> [Problem]:
Pick every line with "chart" from the material below.
______________________________
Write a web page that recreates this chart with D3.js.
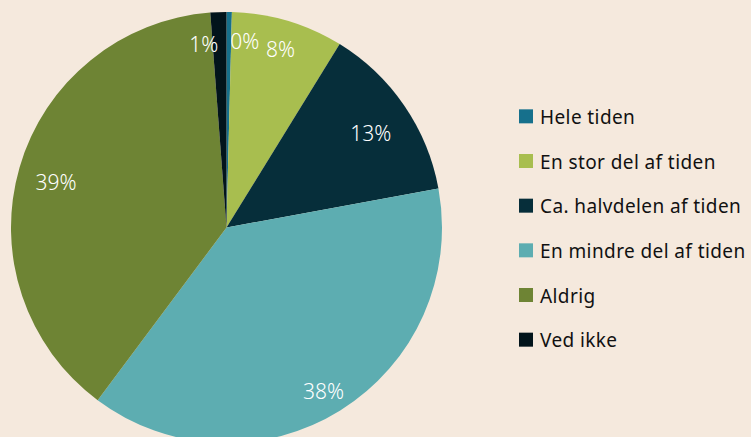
<!DOCTYPE html>
<html>
<head>
<meta charset="utf-8">
<script src="https://cdn.jsdelivr.net/npm/d3@7"></script>
<style>
  html, body { margin: 0; padding: 0; background: #f5e9dd; }
  svg { display: block; font-family: "Noto Sans", "Open Sans", sans-serif; }
</style>
</head>
<body>
<div id="chart"></div>
<script>
// values (percent)
const categories = ["Hele tiden", "En stor del af tiden", "Ca. halvdelen af tiden", "En mindre del af tiden", "Aldrig", "Ved ikke"]
const values = [0.4, 8.4, 13.3, 38.1, 38.6, 1.2]
const labels = ["0%", "8%", "13%", "38%", "39%", "1%"]
const colors = ["#16708c", "#a8be4f", "#062e3a", "#5dadb1", "#6e8434", "#02141b"]
// small nudges so the labels sit where the original put them
const labelNudge = [[16, -7], [3, -6], [2, 3], [6, 18], [-5, 3], [-16, -4]]

let w = 751
let h = 437
let cx = 226.5
let cy = 227.5
let r = 215.5

let svg = d3.select("#chart")
    .append("svg")
    .attr("width", w)
    .attr("height", h)

let data = categories.map((c, i) => ({ name: c, value: values[i], label: labels[i], i: i }))

let pie = d3.pie()
    .sort(null)
    .value(d => d.value)

let arc = d3.arc()
    .innerRadius(0)
    .outerRadius(r)

let labelArc = d3.arc()
    .innerRadius(r * 0.8)
    .outerRadius(r * 0.8)

let smallArc = d3.arc()
    .innerRadius(r * 0.83)
    .outerRadius(r * 0.83)

let g = svg.append("g")
    .attr("transform", "translate(" + cx + "," + cy + ")")

let arcs = pie(data)

g.selectAll("path")
    .data(arcs)
    .enter()
    .append("path")
    .attr("d", arc)
    .attr("fill", d => colors[d.data.i])

// percent labels
g.selectAll("text")
    .data(arcs)
    .enter()
    .append("text")
    .attr("transform", d => {
        let c = (d.data.value < 10 ? smallArc : labelArc).centroid(d)
        let n = labelNudge[d.data.i]
        return "translate(" + (c[0] + n[0]) + "," + (c[1] + n[1]) + ")"
    })
    .attr("text-anchor", "middle")
    .attr("dy", "0.35em")
    .attr("fill", "#ffffff")
    .style("font-size", "21px")
    .style("font-weight", "300")
    .text(d => d.data.label)

// legend
let y = d3.scaleBand()
    .domain(categories)
    .range([95, 363])

let legend = svg.append("g")
    .attr("transform", "translate(519,0)")

let items = legend.selectAll("g")
    .data(data)
    .enter()
    .append("g")
    .attr("transform", d => "translate(0," + (y(d.name) + y.bandwidth() / 2) + ")")

items.append("rect")
    .attr("x", 0)
    .attr("y", -8)
    .attr("width", 14)
    .attr("height", 14)
    .attr("fill", d => colors[d.i])

items.append("text")
    .attr("x", 21)
    .attr("y", 0)
    .attr("dy", "0.35em")
    .attr("fill", "#111111")
    .style("font-size", "19px")
    .style("letter-spacing", "0.4px")
    .text(d => d.name)
</script>
</body>
</html>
______________________________
> [Final result]:
Write a web page that recreates this chart with D3.js.
<div id="chart"></div>
let svg = d3.select("#chart")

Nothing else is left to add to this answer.